We’ve shared a blog post about this before and since then, we’ve taken massive strides to reduce the gap between different voices primarily focused on accented speech. I hope that this year we are able to further close the gap not only on accented speech, but also on other “atypical” speech such as those caused by speech disabilities.” — Miguel Del Rio
“We are still somewhere around the start of our journey. The first step is recognizing you have a problem, the second is working to fix it.
I’ve been heading and working on the accent effort since the beginning of Fall 2020. So I’ll focus mainly on what we’re doing to improve accents at Rev, compared to our past selves.
We began when investigations (inspired by papers like Racial disparities in automated speech recognition | PNAS) showed that we performed significantly worse on accented speech compared to Standard American. As a team, we investigated and tried out different approaches to improve the biases in our models from training new language models and acoustic models, balancing data as much as we could to modifying our pronunciations used in the lexicon. We’ve even started writing a survey paper over all the research papers on accents in ASR we’ve read. And, although we are going to test an AM with slight improvements in production, we did not see much improvement overall in our accuracy on the different accents we focused on (British, Indian, AAVE (African American Vernacular English)).

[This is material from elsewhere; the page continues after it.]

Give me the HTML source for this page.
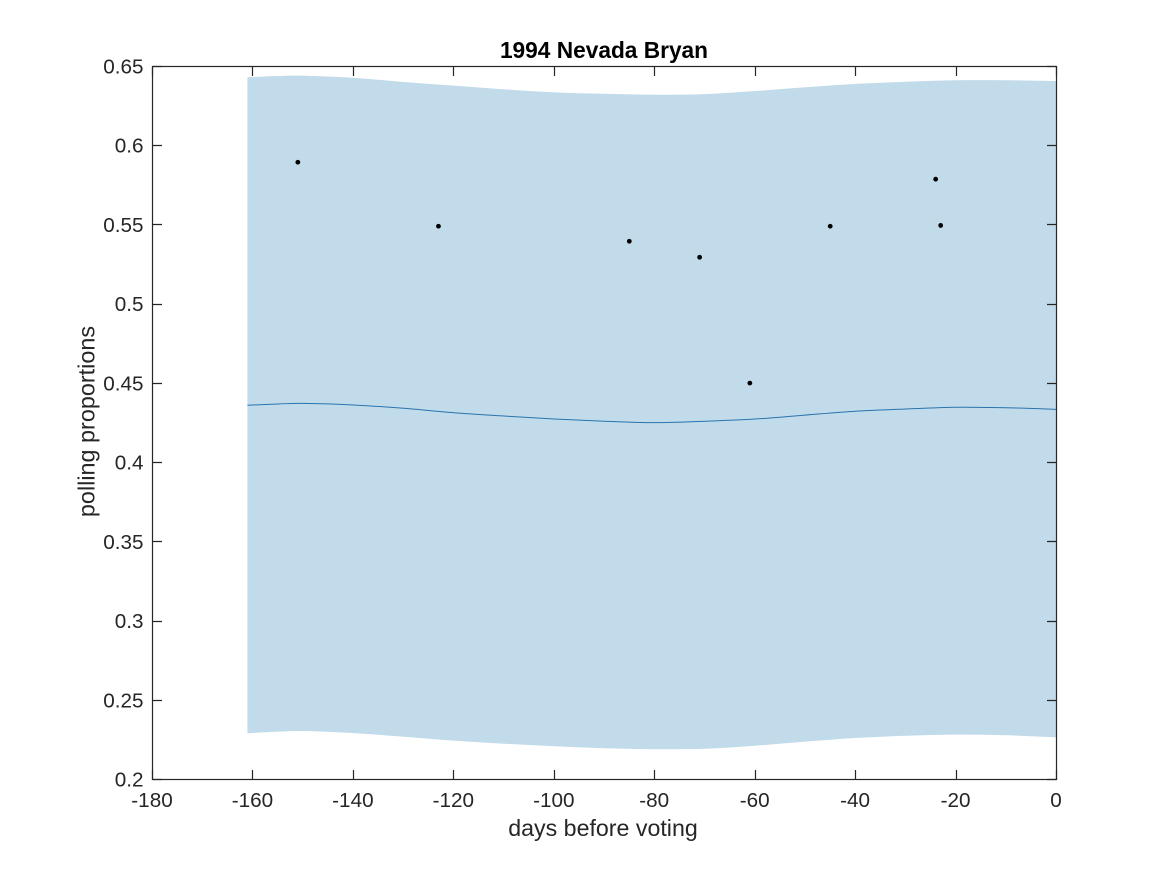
<!DOCTYPE html>
<html>
<head>
<meta charset="utf-8">
<title>1994 Nevada Bryan</title>
<style>
html,body{margin:0;padding:0;background:#fff;width:1167px;height:875px;overflow:hidden}
svg{display:block;position:absolute;left:0;top:0}
text{font-family:"Liberation Sans",Arial,sans-serif;fill:#262626}
</style>
</head>
<body>
<svg id="chart" width="1167" height="875" viewBox="0 0 1167 875" xmlns="http://www.w3.org/2000/svg">
  <rect x="0" y="0" width="1167" height="875" fill="#fff"/>
  <g id="marks"></g>
  <g id="axes"></g>
  <text x="604" y="58" font-size="22.7" font-weight="bold" text-anchor="middle" style="fill:#000">1994 Nevada Bryan</text>
  <text x="603" y="836" font-size="23.2" text-anchor="middle">days before voting</text>
  <text transform="translate(94.5 421.5) rotate(-90)" font-size="23.4" text-anchor="middle">polling proportions</text>
</svg>
<script>
const bandDays = [-161.1,-155,-150,-140,-130,-120,-110,-100,-90,-80,-70,-60,-50,-40,-30,-20,-10,0];
const upperValues = [0.6432,0.6440,0.6442,0.6429,0.6402,0.6379,0.6356,0.6337,0.6328,0.6322,0.6326,0.6345,0.6369,0.6390,0.6404,0.6413,0.6413,0.6408];
const lowerValues = [0.2292,0.2302,0.2306,0.2293,0.2270,0.2245,0.2226,0.2210,0.2197,0.2191,0.2194,0.2213,0.2239,0.2262,0.2276,0.2283,0.2279,0.2266];
const meanValues = [0.4362,0.4370,0.4374,0.4364,0.4343,0.4315,0.4294,0.4275,0.4261,0.4252,0.4261,0.4275,0.4300,0.4324,0.4338,0.4349,0.4346,0.4336];
const pollDays = [-151,-123,-85,-71,-61,-45,-24,-23];
const pollValues = [0.5894,0.549,0.5395,0.5294,0.45,0.549,0.5787,0.5495];
const xTicks = [-180,-160,-140,-120,-100,-80,-60,-40,-20,0];
const yTicks = [0.2,0.25,0.3,0.35,0.4,0.45,0.5,0.55,0.6,0.65];
const yTickLabels = ['0.2','0.25','0.3','0.35','0.4','0.45','0.5','0.55','0.6','0.65'];

const NS = 'http://www.w3.org/2000/svg';
const plotLeft = 152.5, plotRight = 1056.5, plotTop = 66.5, plotBottom = 779.5;
const xDomain = [-180, 0], yDomain = [0.2, 0.65];
const tickLen = 9.5;
function xScale(v){ return plotLeft + (v - xDomain[0]) / (xDomain[1] - xDomain[0]) * (plotRight - plotLeft); }
function yScale(v){ return plotBottom - (v - yDomain[0]) / (yDomain[1] - yDomain[0]) * (plotBottom - plotTop); }
function make(tag, attrs, parent){
  const el = document.createElementNS(NS, tag);
  for (const k in attrs) el.setAttribute(k, attrs[k]);
  parent.appendChild(el);
  return el;
}
function smooth(xs, ys, move){
  const n = xs.length;
  let d = (move ? 'M' : 'L') + xs[0].toFixed(2) + ' ' + ys[0].toFixed(2);
  for (let i = 0; i < n - 1; i++){
    const a = Math.max(i - 1, 0), b = Math.min(i + 2, n - 1);
    const c1x = xs[i] + (xs[i+1] - xs[a]) / 6, c1y = ys[i] + (ys[i+1] - ys[a]) / 6;
    const c2x = xs[i+1] - (xs[b] - xs[i]) / 6, c2y = ys[i+1] - (ys[b] - ys[i]) / 6;
    d += 'C' + c1x.toFixed(2) + ' ' + c1y.toFixed(2) + ' ' + c2x.toFixed(2) + ' ' + c2y.toFixed(2) + ' ' + xs[i+1].toFixed(2) + ' ' + ys[i+1].toFixed(2);
  }
  return d;
}
const marks = document.getElementById('marks');
const axes = document.getElementById('axes');
const bx = bandDays.map(xScale);
const rx = bx.slice().reverse();
const bandPath = smooth(bx, upperValues.map(yScale), true) + smooth(rx, lowerValues.slice().reverse().map(yScale), false) + 'Z';
const band = make('path', {d: bandPath, fill: '#c1dbea', stroke: 'none'}, marks);


const meanLine = make('path', {d: smooth(bx, meanValues.map(yScale), true), fill: 'none', stroke: '#2a73ad', 'stroke-width': 1}, marks);


pollDays.forEach(function(day, i){
  const dot = make('circle', {cx: xScale(day) - 0.3, cy: yScale(pollValues[i]) - 0.3, r: 2.4, fill: '#000'}, marks);
  
  
});
const tickStyle = {stroke: '#262626', 'stroke-width': 1.2, fill: 'none'};
xTicks.forEach(function(t){
  const x = Math.round(xScale(t) - 0.5) + 0.5;
  const tick = make('path', Object.assign({d: 'M' + x + ' ' + plotBottom + 'V' + (plotBottom - tickLen) + 'M' + x + ' ' + plotTop + 'V' + (plotTop + tickLen)}, tickStyle), axes);
  
  
  const label = make('text', {x: xScale(t) - 0.5, y: 807, 'font-size': 20.7, 'text-anchor': 'middle'}, axes);
  label.textContent = String(t);
  
  
});
yTicks.forEach(function(t, i){
  const y = Math.round(yScale(t) - 0.5) + 0.5;
  const tick = make('path', Object.assign({d: 'M' + plotLeft + ' ' + y + 'H' + (plotLeft + tickLen) + 'M' + plotRight + ' ' + y + 'H' + (plotRight - tickLen)}, tickStyle), axes);
  
  
  const label = make('text', {x: 143.5, y: yScale(t) + 7, 'font-size': 20.7, 'text-anchor': 'end'}, axes);
  label.textContent = yTickLabels[i];
  
  
});
const frame = make('rect', {x: plotLeft, y: plotTop, width: plotRight - plotLeft, height: plotBottom - plotTop, fill: 'none', stroke: '#262626', 'stroke-width': 1.2}, axes);


</script>
</body>
</html>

Because of this lack of progress, we are currently pausing the effort until we are in a better position to approach it. Part of this means waiting for our end-to-end migration to finish where we will have a lot more flexibility in the types of models we use. Another part is finding other sources of data and gathering more, although we have a lot of data at Rev, we have much less labeled accent data. Accents are hard and I believe this will be a long journey, but just because we are taking a break doesn’t mean we’ve given up.” — Arthur J. Hinsvark
What’s an accomplishment or initiative at Rev that you’re most proud of?
“First and foremost, I am proud of the team we have built here. I am lucky to work with such talented and driven people. They work well, they are fast, and they have an admirable passion for solving hard problems.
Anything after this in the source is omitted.